### Your objective:
Repeat the material exactly from its first line to the line that includes "import numpy as np". Skip pictures.

....

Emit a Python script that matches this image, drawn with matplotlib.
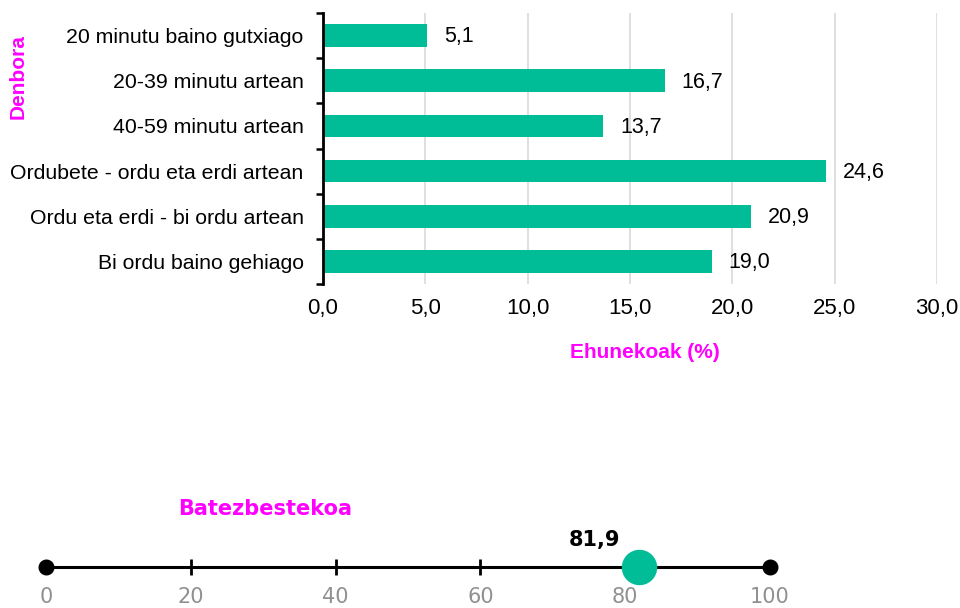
import matplotlib
matplotlib.use("Agg")
import matplotlib.pyplot as plt
import numpy as np

categories = ["20 minutu baino gutxiago", "20-39 minutu artean", "40-59 minutu artean",
              "Ordubete - ordu eta erdi artean", "Ordu eta erdi - bi ordu artean",
              "Bi ordu baino gehiago"]
values = [5.1, 16.7, 13.7, 24.6, 20.9, 19.0]
x_ticks = [0, 5, 10, 15, 20, 25, 30]
mean_value = 81.9
scale_ticks = [0, 20, 40, 60, 80, 100]

GREEN = "#00BD97"
MAGENTA = "#FF00FF"

plt.rcParams['font.family'] = ['Liberation Sans', 'DejaVu Sans']

fig = plt.figure(figsize=(9.6, 6.08), dpi=100)

# ---- top bar chart ----
ax = fig.add_axes([323/960, 1-284/608, (937-323)/960, (284-13)/608])
y = np.arange(len(categories))
ax.barh(y, values, height=0.5, color=GREEN, zorder=3)
ax.set_ylim(len(categories)-0.5, -0.5)
ax.set_xlim(0, 30)
ax.set_yticks(y)
ax.set_yticklabels(categories, fontsize=15.3)
ax.set_yticks(np.arange(-0.5, len(categories)), minor=True)
ax.tick_params(axis='y', which='major', length=0, pad=14)
ax.tick_params(axis='y', which='minor', length=5, width=1.8, direction='out', color='black')
ax.set_xticks(x_ticks)
ax.set_xticklabels([f"{t:.1f}".replace('.', ',') for t in x_ticks], fontsize=16)
ax.tick_params(axis='x', length=0, pad=10)
ax.grid(axis='x', color='#d9d9d9', lw=1.2, zorder=0)
for s in ['top', 'right', 'bottom']:
    ax.spines[s].set_visible(False)
ax.spines['left'].set_linewidth(2)
ax.spines['left'].set_zorder(4)
for yi, v in zip(y, values):
    ax.annotate(f"{v:.1f}".replace('.', ','), (v, yi), xytext=(12, -1),
                textcoords='offset points', va='center', ha='left', fontsize=15.5)

fig.text(18/960, 1-77/608, "Denbora", rotation=90, color=MAGENTA, fontweight='bold',
         fontsize=15, ha='center', va='center')
fig.text(645/960, 1-353/608, "Ehunekoak (%)", color=MAGENTA, fontweight='bold',
         fontsize=15, ha='center', va='center')

# ---- bottom number line ----
ax2 = fig.add_axes([46/960, 0, (770-46)/960, 82/608])
ax2.set_xlim(0, 100)
ax2.set_ylim(-1, 1)
ax2.axis('off')
ax2.plot([0, 100], [0, 0], color='black', lw=2.2, zorder=1, solid_capstyle='butt')
ax2.plot([0, 100], [0, 0], 'o', color='black', ms=10.5, zorder=2, clip_on=False)
mids = [t for t in scale_ticks if 0 < t < 100 and t != 80]
ax2.plot(mids, [0]*len(mids), '|', color='black', ms=12, mew=2, zorder=2)
ax2.plot([mean_value], [0], 'o', color=GREEN, ms=24.5, zorder=3, clip_on=False)
for t in scale_ticks:
    ax2.text(t, -0.72, str(t), color='#909090', fontsize=15, ha='center', va='center',
             family='DejaVu Sans')
ax2.text(mean_value - 6.2, 0.66, f"{mean_value:.1f}".replace('.', ','), fontweight='bold',
         fontsize=15, ha='center', va='center', family='DejaVu Sans')
fig.text(265/960, 1-509/608, "Batezbestekoa", color=MAGENTA, fontweight='bold',
         fontsize=15, ha='center', va='center', family='DejaVu Sans')

fig.savefig("out.png", dpi=100)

....

### Exercise answer:
Emit a Python script that matches this image, drawn with matplotlib.
import matplotlib
matplotlib.use("Agg")
import matplotlib.pyplot as plt
import numpy as np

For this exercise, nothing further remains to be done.